Physics-informed deep Koopman operator for Lagrangian dynamic systems

Abstract

Accurate mechanical system models are crucial for safe and stable control. Unlike linear systems, Lagrangian systems are highly nonlinear and difficult to optimize because of their unknown system model. Recent research thus used deep neural networks to generate linear models of original systems by mapping nonlinear dynamic systems into a linear space with a Koopman observable function encoder. The controller then relies on the Koopman linear model. However, without physical information constraints, ensuring control consistency between the original nonlinear system and the Koopman system is tough, as the learning process of the Koopman observation function is unsupervised. This paper thus proposes a two-stage learning algorithm that uses structural subnetworks to build a physics-informed network topology to simultaneously learn the Koopman observable functions and the system energy representation. In the Koopman matrix learning session, a quadratic-constrained optimization problem is solved to ensure that the Koopman representation satisfies the energy difference matching hard constraint.
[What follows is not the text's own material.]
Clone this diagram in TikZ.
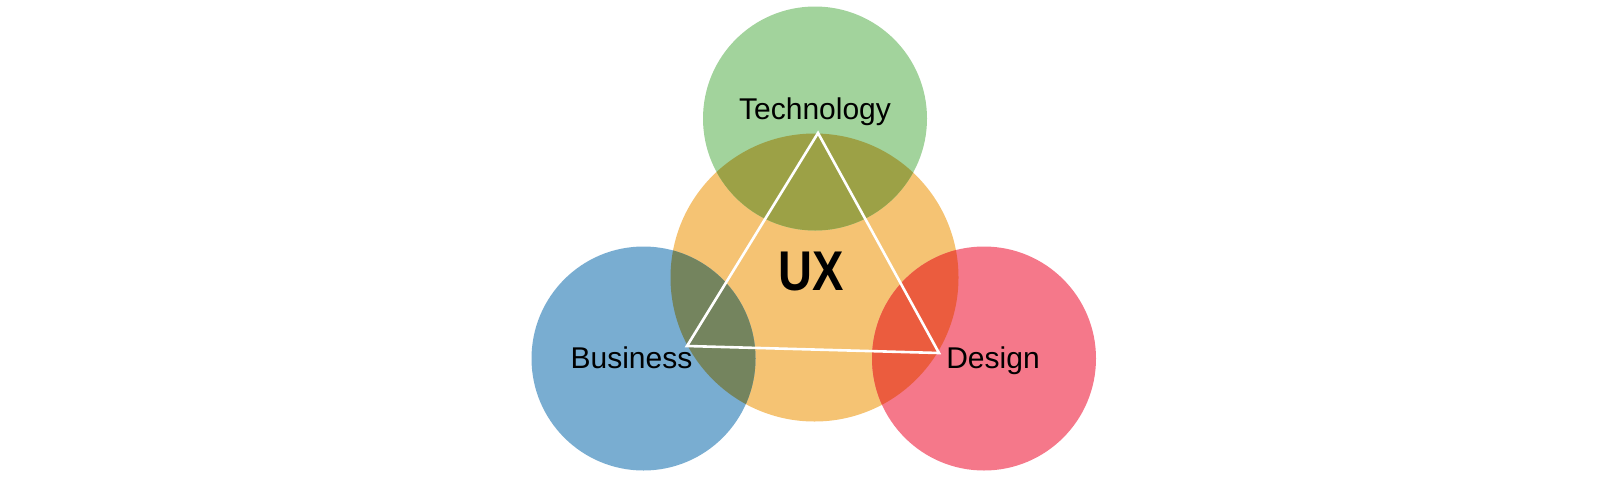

The proposed energy-preserving deep Lagrangian Koopman (EPDLK) framework effectively represents the dynamics of the Lagrangian system while ensuring control consistency. The effectiveness of EPDLK is compared with those of various Koopman observable function construction methods in multistep prediction and trajectory tracking tasks. EPDLK achieves better control consistency by guaranteeing energy difference matching, which facilitates the application of the control law generated on the Koopman system directly to the original nonlinear Lagrangian system.